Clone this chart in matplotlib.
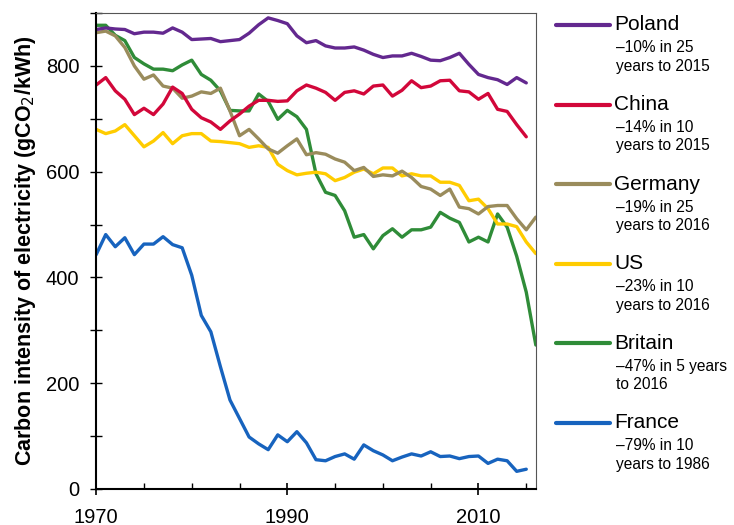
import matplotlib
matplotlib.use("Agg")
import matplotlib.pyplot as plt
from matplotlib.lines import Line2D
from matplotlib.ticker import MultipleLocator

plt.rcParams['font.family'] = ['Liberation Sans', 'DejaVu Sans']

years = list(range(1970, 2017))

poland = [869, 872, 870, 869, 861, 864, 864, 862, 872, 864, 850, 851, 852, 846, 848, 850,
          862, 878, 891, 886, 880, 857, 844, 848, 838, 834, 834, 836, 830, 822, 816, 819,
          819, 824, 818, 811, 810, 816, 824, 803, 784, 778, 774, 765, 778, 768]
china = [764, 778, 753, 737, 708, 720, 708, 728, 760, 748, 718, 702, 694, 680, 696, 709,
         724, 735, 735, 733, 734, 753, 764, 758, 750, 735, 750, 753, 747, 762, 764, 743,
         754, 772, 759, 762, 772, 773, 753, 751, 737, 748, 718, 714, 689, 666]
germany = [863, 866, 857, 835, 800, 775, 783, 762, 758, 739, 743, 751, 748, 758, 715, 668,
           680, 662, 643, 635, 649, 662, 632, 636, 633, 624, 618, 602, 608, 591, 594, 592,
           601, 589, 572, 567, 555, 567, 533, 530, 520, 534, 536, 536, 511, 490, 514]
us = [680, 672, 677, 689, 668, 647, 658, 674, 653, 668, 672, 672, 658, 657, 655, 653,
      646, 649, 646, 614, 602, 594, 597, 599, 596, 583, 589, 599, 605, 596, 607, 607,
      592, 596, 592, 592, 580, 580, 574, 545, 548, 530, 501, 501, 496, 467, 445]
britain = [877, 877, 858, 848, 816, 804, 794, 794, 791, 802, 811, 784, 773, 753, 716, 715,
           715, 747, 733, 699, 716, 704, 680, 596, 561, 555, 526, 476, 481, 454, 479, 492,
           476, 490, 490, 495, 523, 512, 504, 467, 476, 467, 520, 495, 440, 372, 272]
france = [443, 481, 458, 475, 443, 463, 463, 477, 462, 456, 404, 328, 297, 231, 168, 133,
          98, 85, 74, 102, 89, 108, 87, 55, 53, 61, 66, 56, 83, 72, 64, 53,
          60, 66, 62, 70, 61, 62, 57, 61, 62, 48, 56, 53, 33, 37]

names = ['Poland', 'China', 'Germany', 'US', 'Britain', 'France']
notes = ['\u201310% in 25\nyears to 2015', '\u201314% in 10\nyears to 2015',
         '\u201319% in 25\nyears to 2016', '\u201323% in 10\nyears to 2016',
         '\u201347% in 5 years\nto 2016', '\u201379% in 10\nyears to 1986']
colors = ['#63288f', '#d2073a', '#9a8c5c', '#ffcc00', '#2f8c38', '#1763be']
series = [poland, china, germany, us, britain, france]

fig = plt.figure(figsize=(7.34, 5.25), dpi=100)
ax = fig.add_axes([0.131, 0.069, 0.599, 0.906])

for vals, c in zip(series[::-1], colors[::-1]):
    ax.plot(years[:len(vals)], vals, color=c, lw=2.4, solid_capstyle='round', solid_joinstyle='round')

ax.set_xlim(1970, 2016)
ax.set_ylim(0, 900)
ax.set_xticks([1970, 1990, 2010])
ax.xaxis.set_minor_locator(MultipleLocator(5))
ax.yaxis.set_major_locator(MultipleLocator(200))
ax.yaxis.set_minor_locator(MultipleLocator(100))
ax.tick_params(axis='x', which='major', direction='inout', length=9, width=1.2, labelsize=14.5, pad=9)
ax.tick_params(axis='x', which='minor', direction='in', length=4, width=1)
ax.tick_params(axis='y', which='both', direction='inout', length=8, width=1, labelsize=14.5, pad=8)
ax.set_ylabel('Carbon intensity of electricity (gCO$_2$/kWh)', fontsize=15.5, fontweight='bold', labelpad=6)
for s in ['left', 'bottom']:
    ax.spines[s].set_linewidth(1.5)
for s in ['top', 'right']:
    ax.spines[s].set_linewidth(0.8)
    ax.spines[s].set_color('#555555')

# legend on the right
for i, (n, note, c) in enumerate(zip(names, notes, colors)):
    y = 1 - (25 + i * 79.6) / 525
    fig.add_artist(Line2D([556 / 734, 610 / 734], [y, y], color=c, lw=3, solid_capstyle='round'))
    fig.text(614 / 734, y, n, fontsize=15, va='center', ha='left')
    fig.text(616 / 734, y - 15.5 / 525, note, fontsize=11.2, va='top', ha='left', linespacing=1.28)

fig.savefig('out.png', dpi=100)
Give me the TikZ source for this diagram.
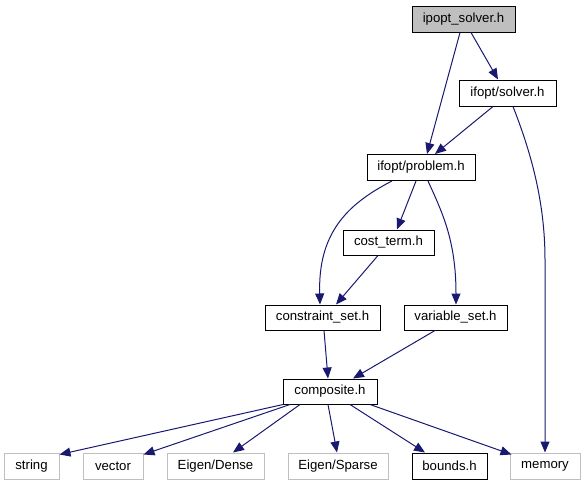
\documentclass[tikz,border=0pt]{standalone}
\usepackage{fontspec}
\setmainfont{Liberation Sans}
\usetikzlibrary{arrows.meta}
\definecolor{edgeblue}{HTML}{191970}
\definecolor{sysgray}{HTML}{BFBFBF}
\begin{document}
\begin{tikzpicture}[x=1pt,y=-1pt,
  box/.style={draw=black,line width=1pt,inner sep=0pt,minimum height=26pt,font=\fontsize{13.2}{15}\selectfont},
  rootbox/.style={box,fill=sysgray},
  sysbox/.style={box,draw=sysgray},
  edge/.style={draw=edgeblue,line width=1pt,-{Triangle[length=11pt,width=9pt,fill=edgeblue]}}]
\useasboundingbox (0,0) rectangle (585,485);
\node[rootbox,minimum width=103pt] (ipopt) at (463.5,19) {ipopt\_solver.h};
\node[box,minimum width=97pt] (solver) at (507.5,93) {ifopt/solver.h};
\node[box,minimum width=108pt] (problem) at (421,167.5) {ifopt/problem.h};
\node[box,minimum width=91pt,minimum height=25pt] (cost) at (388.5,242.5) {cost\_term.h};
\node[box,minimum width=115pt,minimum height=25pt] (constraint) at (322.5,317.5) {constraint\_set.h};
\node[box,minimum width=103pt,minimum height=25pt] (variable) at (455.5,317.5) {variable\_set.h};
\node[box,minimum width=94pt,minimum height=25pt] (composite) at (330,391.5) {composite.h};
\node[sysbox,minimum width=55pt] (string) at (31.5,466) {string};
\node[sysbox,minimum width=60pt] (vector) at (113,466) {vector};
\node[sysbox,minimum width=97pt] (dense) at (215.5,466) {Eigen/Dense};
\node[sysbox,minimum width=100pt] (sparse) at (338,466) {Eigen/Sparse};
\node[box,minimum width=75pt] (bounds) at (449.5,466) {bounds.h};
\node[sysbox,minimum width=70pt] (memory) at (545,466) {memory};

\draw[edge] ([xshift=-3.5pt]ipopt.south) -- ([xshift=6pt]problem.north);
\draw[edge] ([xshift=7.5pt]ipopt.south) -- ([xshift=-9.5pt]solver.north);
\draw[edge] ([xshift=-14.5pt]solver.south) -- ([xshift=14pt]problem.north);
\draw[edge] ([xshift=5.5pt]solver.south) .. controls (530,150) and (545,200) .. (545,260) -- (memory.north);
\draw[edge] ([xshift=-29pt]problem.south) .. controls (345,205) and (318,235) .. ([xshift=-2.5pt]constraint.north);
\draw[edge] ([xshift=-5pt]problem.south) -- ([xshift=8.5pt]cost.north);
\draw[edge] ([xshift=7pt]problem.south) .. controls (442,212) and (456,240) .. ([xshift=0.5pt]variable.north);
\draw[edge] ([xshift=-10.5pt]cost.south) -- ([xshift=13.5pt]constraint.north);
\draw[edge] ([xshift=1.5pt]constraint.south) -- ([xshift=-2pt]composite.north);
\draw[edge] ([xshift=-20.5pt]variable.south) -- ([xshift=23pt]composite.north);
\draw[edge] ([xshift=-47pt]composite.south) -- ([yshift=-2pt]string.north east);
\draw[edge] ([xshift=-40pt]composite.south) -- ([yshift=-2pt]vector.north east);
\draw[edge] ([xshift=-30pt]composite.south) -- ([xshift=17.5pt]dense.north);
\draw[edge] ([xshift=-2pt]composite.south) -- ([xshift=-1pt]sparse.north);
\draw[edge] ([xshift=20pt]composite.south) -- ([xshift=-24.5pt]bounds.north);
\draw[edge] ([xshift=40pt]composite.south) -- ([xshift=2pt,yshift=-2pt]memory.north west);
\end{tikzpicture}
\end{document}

GOAL — Determine how many lines contain the word "this" and reply with that number alone.

TASK OUTPUT — 2